AIM: Retype nothing except the lines below from the one with "Write the seaborn" through the one with "-2.33, 2.3, -2.43, 2.39, -2.5, 2.49, -2.57, 2.56, 2.35]", exactly, with images left out.

SUPPLIED DATA:
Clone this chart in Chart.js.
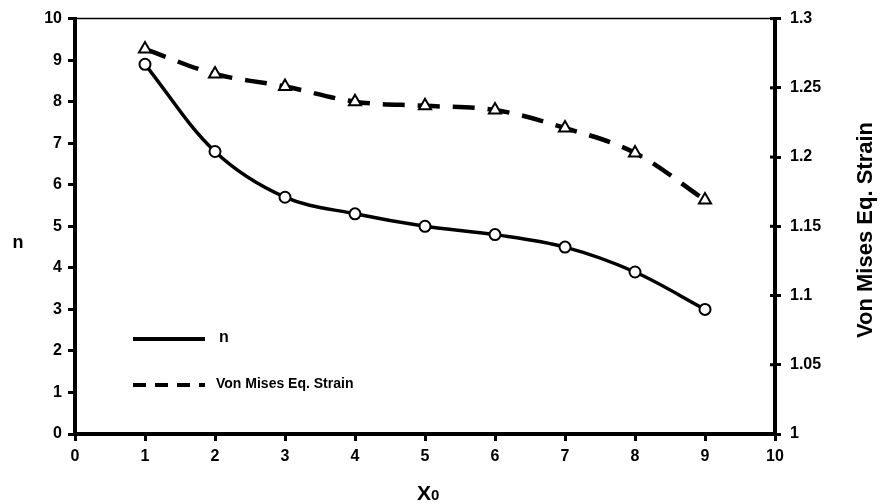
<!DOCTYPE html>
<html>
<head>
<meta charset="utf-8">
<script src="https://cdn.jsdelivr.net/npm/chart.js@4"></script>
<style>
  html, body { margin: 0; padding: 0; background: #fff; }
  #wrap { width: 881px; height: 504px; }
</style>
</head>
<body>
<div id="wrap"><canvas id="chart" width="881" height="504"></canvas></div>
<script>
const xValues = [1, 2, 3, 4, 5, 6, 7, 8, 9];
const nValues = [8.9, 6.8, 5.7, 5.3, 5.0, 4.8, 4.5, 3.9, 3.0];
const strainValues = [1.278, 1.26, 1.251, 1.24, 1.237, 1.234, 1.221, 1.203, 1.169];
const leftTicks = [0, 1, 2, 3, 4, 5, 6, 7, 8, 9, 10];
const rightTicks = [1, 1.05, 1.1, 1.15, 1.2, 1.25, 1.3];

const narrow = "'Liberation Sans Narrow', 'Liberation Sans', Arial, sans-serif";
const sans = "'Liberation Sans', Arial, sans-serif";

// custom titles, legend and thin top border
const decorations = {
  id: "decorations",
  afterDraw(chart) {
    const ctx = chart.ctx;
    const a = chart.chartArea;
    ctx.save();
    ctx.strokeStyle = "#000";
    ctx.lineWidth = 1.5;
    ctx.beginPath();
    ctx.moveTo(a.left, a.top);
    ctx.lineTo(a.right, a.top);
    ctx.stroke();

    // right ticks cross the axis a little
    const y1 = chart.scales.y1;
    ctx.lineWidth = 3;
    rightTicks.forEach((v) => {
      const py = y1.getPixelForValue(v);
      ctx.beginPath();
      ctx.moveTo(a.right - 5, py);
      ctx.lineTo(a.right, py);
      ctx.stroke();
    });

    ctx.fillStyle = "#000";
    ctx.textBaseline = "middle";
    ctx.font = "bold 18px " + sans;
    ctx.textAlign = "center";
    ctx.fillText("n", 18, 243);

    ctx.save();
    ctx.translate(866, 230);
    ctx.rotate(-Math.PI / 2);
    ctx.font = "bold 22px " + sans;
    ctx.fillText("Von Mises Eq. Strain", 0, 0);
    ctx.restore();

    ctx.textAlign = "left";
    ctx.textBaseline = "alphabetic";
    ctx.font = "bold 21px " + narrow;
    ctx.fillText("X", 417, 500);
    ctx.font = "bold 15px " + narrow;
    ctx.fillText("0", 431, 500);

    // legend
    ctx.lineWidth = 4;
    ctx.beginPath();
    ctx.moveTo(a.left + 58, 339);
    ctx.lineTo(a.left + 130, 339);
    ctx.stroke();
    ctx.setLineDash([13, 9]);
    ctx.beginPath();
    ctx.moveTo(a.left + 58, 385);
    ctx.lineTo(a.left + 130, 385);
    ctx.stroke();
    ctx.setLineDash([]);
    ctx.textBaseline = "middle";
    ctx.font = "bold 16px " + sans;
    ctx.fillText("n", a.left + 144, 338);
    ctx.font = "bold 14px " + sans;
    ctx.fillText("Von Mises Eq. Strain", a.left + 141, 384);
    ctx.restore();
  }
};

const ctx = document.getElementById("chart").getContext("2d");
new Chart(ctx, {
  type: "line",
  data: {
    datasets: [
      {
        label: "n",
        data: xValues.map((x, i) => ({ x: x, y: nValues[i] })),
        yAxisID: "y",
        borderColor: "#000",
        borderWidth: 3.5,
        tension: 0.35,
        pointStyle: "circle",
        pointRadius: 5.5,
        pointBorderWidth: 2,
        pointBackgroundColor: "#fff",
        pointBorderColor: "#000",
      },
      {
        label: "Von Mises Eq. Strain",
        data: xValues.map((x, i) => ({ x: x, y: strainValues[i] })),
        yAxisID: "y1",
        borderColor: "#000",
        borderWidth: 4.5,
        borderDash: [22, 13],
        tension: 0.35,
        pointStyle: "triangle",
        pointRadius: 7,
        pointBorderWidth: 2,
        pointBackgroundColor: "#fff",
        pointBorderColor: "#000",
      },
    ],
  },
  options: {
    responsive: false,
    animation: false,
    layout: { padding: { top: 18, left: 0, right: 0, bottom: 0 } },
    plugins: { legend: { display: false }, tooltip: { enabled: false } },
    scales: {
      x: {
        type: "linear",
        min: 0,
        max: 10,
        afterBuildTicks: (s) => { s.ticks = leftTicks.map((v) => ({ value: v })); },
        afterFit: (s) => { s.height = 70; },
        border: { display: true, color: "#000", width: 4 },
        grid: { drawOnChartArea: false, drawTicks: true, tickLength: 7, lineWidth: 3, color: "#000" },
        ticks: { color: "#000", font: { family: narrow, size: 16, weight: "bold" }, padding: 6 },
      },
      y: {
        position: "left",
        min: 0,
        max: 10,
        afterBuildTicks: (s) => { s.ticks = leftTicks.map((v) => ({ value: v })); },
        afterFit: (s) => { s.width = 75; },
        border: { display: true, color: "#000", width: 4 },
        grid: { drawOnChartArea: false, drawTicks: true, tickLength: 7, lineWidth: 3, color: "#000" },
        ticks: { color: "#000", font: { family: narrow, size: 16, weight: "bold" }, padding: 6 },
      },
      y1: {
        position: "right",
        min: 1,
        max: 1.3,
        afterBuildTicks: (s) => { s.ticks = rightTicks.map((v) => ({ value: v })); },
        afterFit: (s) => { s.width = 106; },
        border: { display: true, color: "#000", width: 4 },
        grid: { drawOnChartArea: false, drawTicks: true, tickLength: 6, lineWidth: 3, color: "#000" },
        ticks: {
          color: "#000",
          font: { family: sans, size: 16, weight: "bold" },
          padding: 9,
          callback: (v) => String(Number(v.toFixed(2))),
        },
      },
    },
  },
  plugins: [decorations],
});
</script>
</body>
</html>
--
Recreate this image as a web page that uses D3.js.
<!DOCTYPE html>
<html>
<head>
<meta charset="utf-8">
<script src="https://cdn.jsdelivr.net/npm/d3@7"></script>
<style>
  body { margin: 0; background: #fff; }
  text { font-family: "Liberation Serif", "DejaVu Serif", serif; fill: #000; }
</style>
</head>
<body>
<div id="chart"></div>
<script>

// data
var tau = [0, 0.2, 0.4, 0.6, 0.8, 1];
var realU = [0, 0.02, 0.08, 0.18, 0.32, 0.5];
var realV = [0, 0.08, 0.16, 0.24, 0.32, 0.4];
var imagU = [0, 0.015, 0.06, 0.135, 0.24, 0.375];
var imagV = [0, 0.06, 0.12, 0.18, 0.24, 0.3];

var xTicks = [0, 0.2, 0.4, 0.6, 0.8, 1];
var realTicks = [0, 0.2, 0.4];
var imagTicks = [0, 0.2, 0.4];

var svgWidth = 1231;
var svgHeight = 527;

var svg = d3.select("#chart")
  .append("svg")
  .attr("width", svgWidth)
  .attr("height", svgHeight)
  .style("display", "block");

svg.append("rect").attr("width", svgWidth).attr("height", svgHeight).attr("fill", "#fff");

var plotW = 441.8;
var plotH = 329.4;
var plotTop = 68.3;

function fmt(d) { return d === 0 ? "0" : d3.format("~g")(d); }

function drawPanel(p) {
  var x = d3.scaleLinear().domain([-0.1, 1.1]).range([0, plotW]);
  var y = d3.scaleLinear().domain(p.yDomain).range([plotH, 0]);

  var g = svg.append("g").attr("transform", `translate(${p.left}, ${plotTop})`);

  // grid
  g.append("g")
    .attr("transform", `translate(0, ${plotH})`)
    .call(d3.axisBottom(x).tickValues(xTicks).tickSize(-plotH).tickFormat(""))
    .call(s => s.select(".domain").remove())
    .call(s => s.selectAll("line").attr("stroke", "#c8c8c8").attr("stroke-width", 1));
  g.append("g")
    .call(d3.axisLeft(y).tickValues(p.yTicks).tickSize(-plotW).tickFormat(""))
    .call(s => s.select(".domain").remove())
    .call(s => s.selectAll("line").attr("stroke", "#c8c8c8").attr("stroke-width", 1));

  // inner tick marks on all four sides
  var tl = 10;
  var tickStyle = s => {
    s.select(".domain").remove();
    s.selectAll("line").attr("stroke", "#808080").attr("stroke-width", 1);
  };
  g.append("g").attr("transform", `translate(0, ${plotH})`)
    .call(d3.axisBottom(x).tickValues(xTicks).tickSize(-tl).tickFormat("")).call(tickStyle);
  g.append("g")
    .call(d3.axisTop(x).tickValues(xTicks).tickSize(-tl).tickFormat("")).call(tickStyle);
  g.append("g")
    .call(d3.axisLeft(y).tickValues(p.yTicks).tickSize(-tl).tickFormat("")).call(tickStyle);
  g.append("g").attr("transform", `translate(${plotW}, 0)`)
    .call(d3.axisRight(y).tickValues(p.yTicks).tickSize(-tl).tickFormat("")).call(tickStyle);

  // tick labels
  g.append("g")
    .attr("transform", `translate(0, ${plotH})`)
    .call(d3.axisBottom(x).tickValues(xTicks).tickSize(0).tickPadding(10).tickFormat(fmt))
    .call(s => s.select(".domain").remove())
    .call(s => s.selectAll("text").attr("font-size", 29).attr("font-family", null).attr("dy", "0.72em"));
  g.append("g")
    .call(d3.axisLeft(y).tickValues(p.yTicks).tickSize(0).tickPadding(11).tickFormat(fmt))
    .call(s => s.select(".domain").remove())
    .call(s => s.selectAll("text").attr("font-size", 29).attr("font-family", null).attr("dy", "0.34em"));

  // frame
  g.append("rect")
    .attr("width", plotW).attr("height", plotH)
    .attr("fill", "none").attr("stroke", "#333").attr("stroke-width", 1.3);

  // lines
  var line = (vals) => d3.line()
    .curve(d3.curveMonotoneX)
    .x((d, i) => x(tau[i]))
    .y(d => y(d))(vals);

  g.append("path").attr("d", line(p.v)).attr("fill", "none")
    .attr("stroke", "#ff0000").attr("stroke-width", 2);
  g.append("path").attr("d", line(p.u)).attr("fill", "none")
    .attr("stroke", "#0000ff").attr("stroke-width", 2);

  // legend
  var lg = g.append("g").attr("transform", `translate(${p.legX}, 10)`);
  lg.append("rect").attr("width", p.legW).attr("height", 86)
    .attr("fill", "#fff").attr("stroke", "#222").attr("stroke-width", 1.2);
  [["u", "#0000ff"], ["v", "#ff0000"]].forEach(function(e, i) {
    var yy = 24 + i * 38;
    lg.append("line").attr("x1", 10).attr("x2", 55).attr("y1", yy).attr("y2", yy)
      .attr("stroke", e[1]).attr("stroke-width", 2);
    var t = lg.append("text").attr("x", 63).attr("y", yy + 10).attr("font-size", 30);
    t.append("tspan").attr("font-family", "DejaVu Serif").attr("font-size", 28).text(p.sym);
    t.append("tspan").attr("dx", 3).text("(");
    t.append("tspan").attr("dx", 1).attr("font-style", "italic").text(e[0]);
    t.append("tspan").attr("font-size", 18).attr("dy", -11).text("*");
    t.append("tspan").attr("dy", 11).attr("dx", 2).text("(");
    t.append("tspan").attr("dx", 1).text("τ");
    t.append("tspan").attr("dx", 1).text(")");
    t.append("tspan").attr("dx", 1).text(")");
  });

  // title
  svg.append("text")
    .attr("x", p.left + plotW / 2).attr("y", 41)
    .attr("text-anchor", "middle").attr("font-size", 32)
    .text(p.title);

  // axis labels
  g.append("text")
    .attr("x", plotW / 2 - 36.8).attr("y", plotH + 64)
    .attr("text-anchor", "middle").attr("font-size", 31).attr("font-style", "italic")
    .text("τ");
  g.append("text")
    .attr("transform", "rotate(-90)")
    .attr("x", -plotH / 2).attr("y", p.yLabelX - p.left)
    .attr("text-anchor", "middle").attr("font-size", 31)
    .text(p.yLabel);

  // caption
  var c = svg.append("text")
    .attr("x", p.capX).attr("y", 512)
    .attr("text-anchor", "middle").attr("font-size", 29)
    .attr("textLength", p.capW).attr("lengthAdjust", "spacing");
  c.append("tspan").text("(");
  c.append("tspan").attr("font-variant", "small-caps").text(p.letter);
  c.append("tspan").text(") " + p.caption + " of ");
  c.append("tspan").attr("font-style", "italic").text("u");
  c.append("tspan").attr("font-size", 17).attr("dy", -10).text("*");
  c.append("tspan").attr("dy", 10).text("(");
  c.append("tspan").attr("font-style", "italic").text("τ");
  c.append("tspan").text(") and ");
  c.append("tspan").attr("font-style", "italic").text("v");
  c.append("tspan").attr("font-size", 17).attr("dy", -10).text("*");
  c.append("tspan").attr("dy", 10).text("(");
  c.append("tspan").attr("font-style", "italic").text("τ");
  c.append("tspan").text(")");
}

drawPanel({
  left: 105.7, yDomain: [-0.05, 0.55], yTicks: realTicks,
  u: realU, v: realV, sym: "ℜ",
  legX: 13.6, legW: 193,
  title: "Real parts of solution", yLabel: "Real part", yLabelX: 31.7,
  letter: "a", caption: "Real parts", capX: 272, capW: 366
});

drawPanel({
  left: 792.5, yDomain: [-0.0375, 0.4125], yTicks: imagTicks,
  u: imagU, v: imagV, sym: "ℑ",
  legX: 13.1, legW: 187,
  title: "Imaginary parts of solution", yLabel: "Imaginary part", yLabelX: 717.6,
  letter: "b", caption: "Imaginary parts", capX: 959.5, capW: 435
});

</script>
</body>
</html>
* * *
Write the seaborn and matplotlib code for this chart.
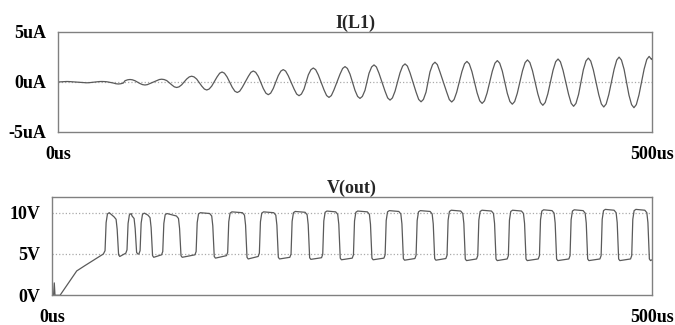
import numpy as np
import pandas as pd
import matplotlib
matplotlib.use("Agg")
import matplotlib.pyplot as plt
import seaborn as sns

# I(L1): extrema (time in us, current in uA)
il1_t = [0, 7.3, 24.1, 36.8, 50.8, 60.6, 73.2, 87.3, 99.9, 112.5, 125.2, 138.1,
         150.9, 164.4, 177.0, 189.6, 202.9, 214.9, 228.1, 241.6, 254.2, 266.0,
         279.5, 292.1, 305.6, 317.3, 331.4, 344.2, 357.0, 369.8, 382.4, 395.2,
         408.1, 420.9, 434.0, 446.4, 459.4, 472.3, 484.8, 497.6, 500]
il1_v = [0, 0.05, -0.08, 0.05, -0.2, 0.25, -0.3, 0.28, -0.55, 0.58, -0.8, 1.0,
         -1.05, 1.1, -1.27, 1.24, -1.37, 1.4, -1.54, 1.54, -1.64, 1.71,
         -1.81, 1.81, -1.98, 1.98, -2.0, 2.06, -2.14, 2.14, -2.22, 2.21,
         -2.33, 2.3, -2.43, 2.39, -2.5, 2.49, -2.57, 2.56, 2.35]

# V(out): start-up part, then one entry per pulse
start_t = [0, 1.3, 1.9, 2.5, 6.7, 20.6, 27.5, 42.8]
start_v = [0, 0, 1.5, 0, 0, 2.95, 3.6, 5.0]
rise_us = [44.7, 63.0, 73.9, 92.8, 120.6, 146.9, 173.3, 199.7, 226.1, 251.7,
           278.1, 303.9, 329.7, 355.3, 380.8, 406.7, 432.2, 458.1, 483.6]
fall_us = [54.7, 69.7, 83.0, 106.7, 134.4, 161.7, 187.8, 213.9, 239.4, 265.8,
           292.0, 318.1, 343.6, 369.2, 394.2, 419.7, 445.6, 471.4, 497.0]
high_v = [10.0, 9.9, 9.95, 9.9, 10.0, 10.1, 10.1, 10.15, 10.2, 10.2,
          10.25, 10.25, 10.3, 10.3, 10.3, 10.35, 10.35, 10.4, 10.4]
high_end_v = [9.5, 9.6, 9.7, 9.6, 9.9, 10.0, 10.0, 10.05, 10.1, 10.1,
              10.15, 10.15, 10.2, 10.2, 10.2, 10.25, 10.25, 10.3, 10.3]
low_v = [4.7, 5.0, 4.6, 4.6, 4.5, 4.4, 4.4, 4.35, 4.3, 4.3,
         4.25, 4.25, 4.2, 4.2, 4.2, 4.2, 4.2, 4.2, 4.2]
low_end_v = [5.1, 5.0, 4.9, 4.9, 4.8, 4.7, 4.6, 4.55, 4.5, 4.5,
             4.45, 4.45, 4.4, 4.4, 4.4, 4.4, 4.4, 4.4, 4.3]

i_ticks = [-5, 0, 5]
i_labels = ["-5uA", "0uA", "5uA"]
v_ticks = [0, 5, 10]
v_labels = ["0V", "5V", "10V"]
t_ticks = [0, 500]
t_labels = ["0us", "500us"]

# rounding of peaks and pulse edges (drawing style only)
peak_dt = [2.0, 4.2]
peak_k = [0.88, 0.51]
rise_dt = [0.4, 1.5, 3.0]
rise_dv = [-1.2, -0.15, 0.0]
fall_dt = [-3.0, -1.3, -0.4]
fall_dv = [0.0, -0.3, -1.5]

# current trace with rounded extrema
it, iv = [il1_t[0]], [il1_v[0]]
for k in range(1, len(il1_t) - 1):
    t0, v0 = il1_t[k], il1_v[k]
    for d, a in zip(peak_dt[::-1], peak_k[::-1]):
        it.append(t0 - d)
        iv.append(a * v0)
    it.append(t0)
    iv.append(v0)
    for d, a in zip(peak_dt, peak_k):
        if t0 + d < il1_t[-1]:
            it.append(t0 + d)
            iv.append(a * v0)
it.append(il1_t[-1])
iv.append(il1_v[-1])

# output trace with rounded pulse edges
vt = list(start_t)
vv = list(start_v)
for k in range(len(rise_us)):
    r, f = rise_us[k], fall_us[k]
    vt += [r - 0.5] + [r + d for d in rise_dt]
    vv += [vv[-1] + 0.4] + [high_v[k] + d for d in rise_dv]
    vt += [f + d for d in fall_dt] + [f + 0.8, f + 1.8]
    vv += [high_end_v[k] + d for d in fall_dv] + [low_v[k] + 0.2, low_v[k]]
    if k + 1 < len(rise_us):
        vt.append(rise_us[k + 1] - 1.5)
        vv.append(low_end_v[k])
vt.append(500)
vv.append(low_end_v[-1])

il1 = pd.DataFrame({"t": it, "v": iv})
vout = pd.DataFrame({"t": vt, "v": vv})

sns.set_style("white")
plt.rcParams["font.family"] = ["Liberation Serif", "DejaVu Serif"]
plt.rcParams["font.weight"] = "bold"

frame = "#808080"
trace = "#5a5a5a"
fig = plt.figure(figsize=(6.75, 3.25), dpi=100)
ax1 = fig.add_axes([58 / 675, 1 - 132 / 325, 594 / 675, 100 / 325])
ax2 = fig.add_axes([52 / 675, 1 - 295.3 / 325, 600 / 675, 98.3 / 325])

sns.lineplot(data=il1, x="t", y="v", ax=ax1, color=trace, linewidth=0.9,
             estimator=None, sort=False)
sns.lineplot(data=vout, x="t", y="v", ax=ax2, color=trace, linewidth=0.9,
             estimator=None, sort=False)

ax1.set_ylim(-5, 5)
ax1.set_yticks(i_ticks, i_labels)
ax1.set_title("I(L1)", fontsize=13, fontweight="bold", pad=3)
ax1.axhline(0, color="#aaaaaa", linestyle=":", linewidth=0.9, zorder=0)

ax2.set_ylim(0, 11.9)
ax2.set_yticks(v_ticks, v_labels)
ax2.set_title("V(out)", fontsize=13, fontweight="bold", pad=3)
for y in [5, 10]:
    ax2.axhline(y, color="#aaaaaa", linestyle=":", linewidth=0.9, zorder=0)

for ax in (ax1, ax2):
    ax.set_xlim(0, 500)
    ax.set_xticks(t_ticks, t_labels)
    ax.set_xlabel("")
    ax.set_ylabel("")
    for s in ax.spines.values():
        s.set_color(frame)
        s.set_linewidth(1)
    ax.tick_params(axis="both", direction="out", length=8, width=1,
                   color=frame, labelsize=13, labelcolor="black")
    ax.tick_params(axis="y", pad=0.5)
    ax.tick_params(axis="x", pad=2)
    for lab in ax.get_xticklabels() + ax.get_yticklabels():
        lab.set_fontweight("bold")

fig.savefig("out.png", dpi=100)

RESPONSE TO THIS TASK:
Write the seaborn and matplotlib code for this chart.
import numpy as np
import pandas as pd
import matplotlib
matplotlib.use("Agg")
import matplotlib.pyplot as plt
import seaborn as sns

# I(L1): extrema (time in us, current in uA)
il1_t = [0, 7.3, 24.1, 36.8, 50.8, 60.6, 73.2, 87.3, 99.9, 112.5, 125.2, 138.1,
         150.9, 164.4, 177.0, 189.6, 202.9, 214.9, 228.1, 241.6, 254.2, 266.0,
         279.5, 292.1, 305.6, 317.3, 331.4, 344.2, 357.0, 369.8, 382.4, 395.2,
         408.1, 420.9, 434.0, 446.4, 459.4, 472.3, 484.8, 497.6, 500]
il1_v = [0, 0.05, -0.08, 0.05, -0.2, 0.25, -0.3, 0.28, -0.55, 0.58, -0.8, 1.0,
         -1.05, 1.1, -1.27, 1.24, -1.37, 1.4, -1.54, 1.54, -1.64, 1.71,
         -1.81, 1.81, -1.98, 1.98, -2.0, 2.06, -2.14, 2.14, -2.22, 2.21,
         -2.33, 2.3, -2.43, 2.39, -2.5, 2.49, -2.57, 2.56, 2.35]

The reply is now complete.